**What to produce**
Output each entry below as it stands, leaving out every picture.

**Exercise inputs**
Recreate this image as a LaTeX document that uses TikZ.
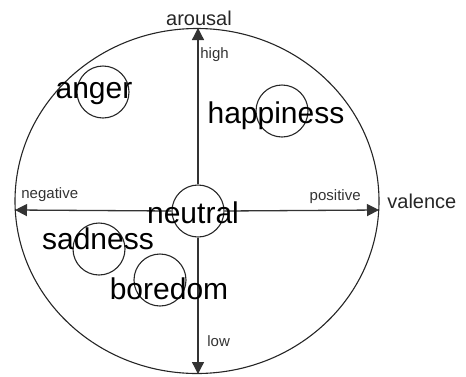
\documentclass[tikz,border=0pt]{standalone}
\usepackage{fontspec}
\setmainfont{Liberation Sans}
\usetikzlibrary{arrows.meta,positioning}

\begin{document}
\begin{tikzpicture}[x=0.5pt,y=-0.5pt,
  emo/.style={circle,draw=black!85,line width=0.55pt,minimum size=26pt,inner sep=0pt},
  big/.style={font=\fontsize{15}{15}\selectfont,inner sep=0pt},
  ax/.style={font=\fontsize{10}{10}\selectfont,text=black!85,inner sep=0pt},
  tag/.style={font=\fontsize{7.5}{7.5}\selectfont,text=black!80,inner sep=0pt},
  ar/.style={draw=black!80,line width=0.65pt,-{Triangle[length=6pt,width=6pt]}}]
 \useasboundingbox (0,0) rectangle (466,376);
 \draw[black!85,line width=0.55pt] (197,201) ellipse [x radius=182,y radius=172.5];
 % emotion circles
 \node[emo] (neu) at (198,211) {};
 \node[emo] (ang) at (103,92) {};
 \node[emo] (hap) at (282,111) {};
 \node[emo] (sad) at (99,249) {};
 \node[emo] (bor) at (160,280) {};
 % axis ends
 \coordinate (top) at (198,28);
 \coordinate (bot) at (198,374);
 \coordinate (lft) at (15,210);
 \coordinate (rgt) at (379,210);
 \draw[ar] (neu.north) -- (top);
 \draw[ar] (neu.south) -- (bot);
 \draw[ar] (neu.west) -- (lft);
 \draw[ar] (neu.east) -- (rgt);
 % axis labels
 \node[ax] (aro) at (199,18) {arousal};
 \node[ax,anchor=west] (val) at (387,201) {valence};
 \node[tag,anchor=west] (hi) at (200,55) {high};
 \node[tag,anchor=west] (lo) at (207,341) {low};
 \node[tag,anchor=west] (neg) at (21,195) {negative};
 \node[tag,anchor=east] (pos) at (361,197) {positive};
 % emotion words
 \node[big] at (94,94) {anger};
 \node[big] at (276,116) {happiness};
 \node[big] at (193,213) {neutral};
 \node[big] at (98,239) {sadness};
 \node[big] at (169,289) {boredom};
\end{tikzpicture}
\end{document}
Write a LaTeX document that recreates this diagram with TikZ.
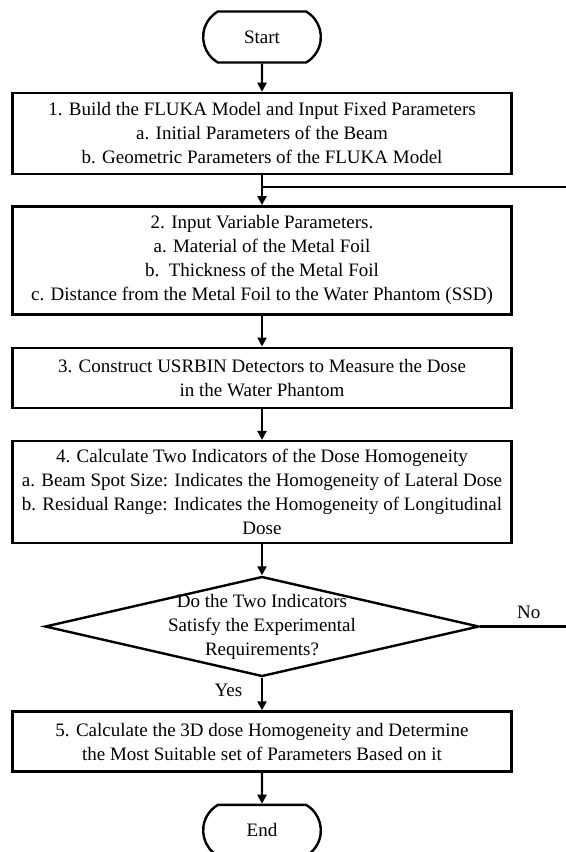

**Result for this exercise**
Recreate this image as a LaTeX document that uses TikZ.
\documentclass[tikz,border=0pt]{standalone}
\usepackage{fontspec}
\setmainfont{Liberation Sans}
\usetikzlibrary{arrows.meta,positioning}

\begin{document}
\begin{tikzpicture}[x=0.5pt,y=-0.5pt,
  emo/.style={circle,draw=black!85,line width=0.55pt,minimum size=26pt,inner sep=0pt},
  big/.style={font=\fontsize{15}{15}\selectfont,inner sep=0pt},
  ax/.style={font=\fontsize{10}{10}\selectfont,text=black!85,inner sep=0pt},
  tag/.style={font=\fontsize{7.5}{7.5}\selectfont,text=black!80,inner sep=0pt},
  ar/.style={draw=black!80,line width=0.65pt,-{Triangle[length=6pt,width=6pt]}}]
 \useasboundingbox (0,0) rectangle (466,376);
 \draw[black!85,line width=0.55pt] (197,201) ellipse [x radius=182,y radius=172.5];
 % emotion circles
 \node[emo] (neu) at (198,211) {};
 \node[emo] (ang) at (103,92) {};
 \node[emo] (hap) at (282,111) {};
 \node[emo] (sad) at (99,249) {};
 \node[emo] (bor) at (160,280) {};
 % axis ends
 \coordinate (top) at (198,28);
 \coordinate (bot) at (198,374);
 \coordinate (lft) at (15,210);
 \coordinate (rgt) at (379,210);
 \draw[ar] (neu.north) -- (top);
 \draw[ar] (neu.south) -- (bot);
 \draw[ar] (neu.west) -- (lft);
 \draw[ar] (neu.east) -- (rgt);
 % axis labels
 \node[ax] (aro) at (199,18) {arousal};
 \node[ax,anchor=west] (val) at (387,201) {valence};
 \node[tag,anchor=west] (hi) at (200,55) {high};
 \node[tag,anchor=west] (lo) at (207,341) {low};
 \node[tag,anchor=west] (neg) at (21,195) {negative};
 \node[tag,anchor=east] (pos) at (361,197) {positive};
 % emotion words
 \node[big] at (94,94) {anger};
 \node[big] at (276,116) {happiness};
 \node[big] at (193,213) {neutral};
 \node[big] at (98,239) {sadness};
 \node[big] at (169,289) {boredom};
\end{tikzpicture}
\end{document}
Write a LaTeX document that recreates this diagram with TikZ.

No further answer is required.